DeVry Education Group supports reasonable regulation concerning accountability and affordability in higher education. Today’s proposed Gainful Employment regulations issued by the U.S. Department of Education moves closer to that mark, but is not there yet.
As currently drafted, the rule would seriously undermine the Obama administration’s goal of increasing the number of U.S. college graduates, especially lower-income Americans. Data shows that independent students who start out with the lowest income have the highest debt-to-income ratios after graduation – and would be disproportionately affected by the programmatic CDR measure. Public sector and independent institutions do not have the capacity to serve these displaced students, who would be left with limited educational options due to this proposed rule.
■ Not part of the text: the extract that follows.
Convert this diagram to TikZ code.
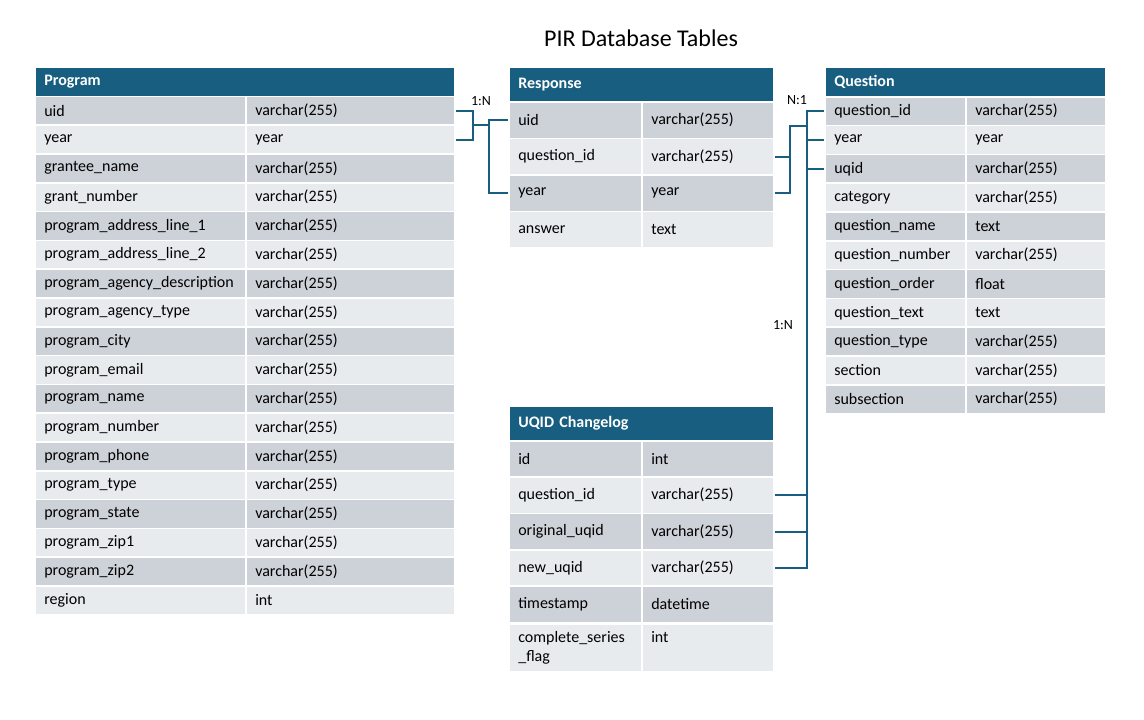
\documentclass[tikz,border=0pt]{standalone}
\usepackage{fontspec}
\setmainfont{Carlito}
\usetikzlibrary{positioning,calc}
\definecolor{hdr}{HTML}{175E80}
\definecolor{rowdark}{HTML}{CDD1D8}
\definecolor{rowlight}{HTML}{E8EBEE}

\begin{document}
\begin{tikzpicture}[x=1pt,y=-1pt,
  cell/.style={rectangle,draw=white,line width=1.6pt,anchor=north west,inner xsep=9.5pt,inner ysep=0pt,align=left,font=\fontsize{16}{19}\selectfont},
  head/.style={cell,fill=hdr,text=white,font=\fontsize{16}{19}\selectfont\bfseries},
  link/.style={draw=hdr,line width=2pt},
  card/.style={font=\fontsize{14}{16}\selectfont}]
\useasboundingbox (0,0) rectangle (1144,720);
\node[font=\fontsize{24}{28}\selectfont] (title) at (641,38) {PIR Database Tables};
% Program
\node[head,text width=401pt,minimum height=29pt] (prog) at (34,66.5) {Program};
\foreach \nm/\ty [count=\i] in {uid/varchar(255),year/year,grantee\_name/varchar(255),grant\_number/varchar(255),
  program\_address\_line\_1/varchar(255),program\_address\_line\_2/varchar(255),program\_agency\_description/varchar(255),
  program\_agency\_type/varchar(255),program\_city/varchar(255),program\_email/varchar(255),program\_name/varchar(255),
  program\_number/varchar(255),program\_phone/varchar(255),program\_type/varchar(255),program\_state/varchar(255),
  program\_zip1/varchar(255),program\_zip2/varchar(255),region/int}{
  \ifodd\i\def\rc{rowdark}\else\def\rc{rowlight}\fi
  \node[cell,fill=\rc,text width=192pt,minimum height=28.8pt] (pn\i) at (34,{95.5+(\i-1)*28.8}) {\nm};
  \node[cell,fill=\rc,text width=190pt,minimum height=28.8pt] (pt\i) at (245,{95.5+(\i-1)*28.8}) {\ty};
}
% Response
\node[head,text width=246pt,minimum height=34.5pt] (resp) at (508,66.5) {Response};
\foreach \nm/\ty [count=\i] in {uid/varchar(255),question\_id/varchar(255),year/year,answer/text}{
  \ifodd\i\def\rc{rowdark}\else\def\rc{rowlight}\fi
  \node[cell,fill=\rc,text width=114pt,minimum height=36.5pt] (rn\i) at (508,{101+(\i-1)*36.5}) {\nm};
  \node[cell,fill=\rc,text width=113pt,minimum height=36.5pt] (rt\i) at (641,{101+(\i-1)*36.5}) {\ty};
}
% Question
\node[head,text width=262pt,minimum height=29.5pt] (ques) at (824,66.5) {Question};
\foreach \nm/\ty [count=\i] in {question\_id/varchar(255),year/year,uqid/varchar(255),category/varchar(255),
  question\_name/text,question\_number/varchar(255),question\_order/float,question\_text/text,
  question\_type/varchar(255),section/varchar(255),subsection/varchar(255)}{
  \ifodd\i\def\rc{rowdark}\else\def\rc{rowlight}\fi
  \node[cell,fill=\rc,text width=122pt,minimum height=28.8pt] (qn\i) at (824,{96+(\i-1)*28.8}) {\nm};
  \node[cell,fill=\rc,text width=121pt,minimum height=28.8pt] (qt\i) at (965,{96+(\i-1)*28.8}) {\ty};
}
% UQID Changelog
\node[head,text width=246pt,minimum height=34.5pt] (uqid) at (508,405.5) {UQID Changelog};
\foreach \nm/\ty [count=\i] in {id/int,question\_id/varchar(255),original\_uqid/varchar(255),new\_uqid/varchar(255),timestamp/datetime}{
  \ifodd\i\def\rc{rowdark}\else\def\rc{rowlight}\fi
  \node[cell,fill=\rc,text width=114pt,minimum height=36.3pt] (un\i) at (508,{440+(\i-1)*36.3}) {\nm};
  \node[cell,fill=\rc,text width=113pt,minimum height=36.3pt] (ut\i) at (641,{440+(\i-1)*36.3}) {\ty};
}
\node[cell,fill=rowlight,text width=114pt,minimum height=48pt] (un6) at (508,623) {\strut complete\_series\\\strut\_flag};
\node[cell,fill=rowlight,text width=113pt,minimum height=48pt] (ut6) at (641,623) {\strut int\\\strut};
% Program -> Response (1:N)
\draw[link] (pt1.east) -- ++(17,0) |- (pt2.east);
\coordinate (pj) at ($(pt1.east)!.5!(pt2.east)+(17,0)$);
\coordinate (rb) at ($(rn1.west)+(-19,0)$);
\draw[link] (rn1.west) -- (rb) |- (rn3.west);
\draw[link] (pj) -- (pj -| rb);
\node[card] (c1) at (481,101) {1:N};
% Response -> Question (N:1), Changelog -> Question (1:N)
\coordinate (qb) at ($(qn1.west)+(-17,0)$);
\coordinate (nb) at ($(qn1.west)!.5!(qn2.west)+(-34,0)$);
\draw[link] (rt3.east) -| (nb) -- (nb -| qb);
\draw[link] (rt2.east) -- (rt2.east -| nb);
\draw[link] (qn1.west) -- (qb) |- (ut4.east);
\foreach \j in {2,3} \draw[link] (qn\j.west) -- (qn\j.west -| qb);
\foreach \j in {2,3} \draw[link] (ut\j.east) -- (ut\j.east -| qb);
\node[card] (c2) at (797,100) {N:1};
\node[card] (c3) at (783,325) {1:N};
\end{tikzpicture}
\end{document}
The proposed rule holds private-sector programs to a higher standard than public-sector or independent programs. The DOE’s own data shows the average debt-to-earnings ratio for all bachelor’s degree graduates in their first year of repayment is 13 percent (12 percent public and 16 percent independent). Under the proposed rule, private-sector colleges and universities would be held to an 8 percent standard. Why the different standards? A fair rule would be one applied equally to all.
By applying these arbitrary standards and casting too broad a net, the proposal snares many good and historically productive programs in critical areas like information technology and healthcare. And public-sector schools do not have the funding to increase their capacity. It would cost $5.2 billion to provide the capacity to accommodate the estimated 630,000 students displaced by this proposed rule.
That level of funding is unlikely to materialize anytime soon.
We see a way forward, through regulations that truly gauge the quality of a program, through measures like actual employment, affordability and commitment to serving non-traditional and low-income students. We remain committed to working with the DOE to improve these rules.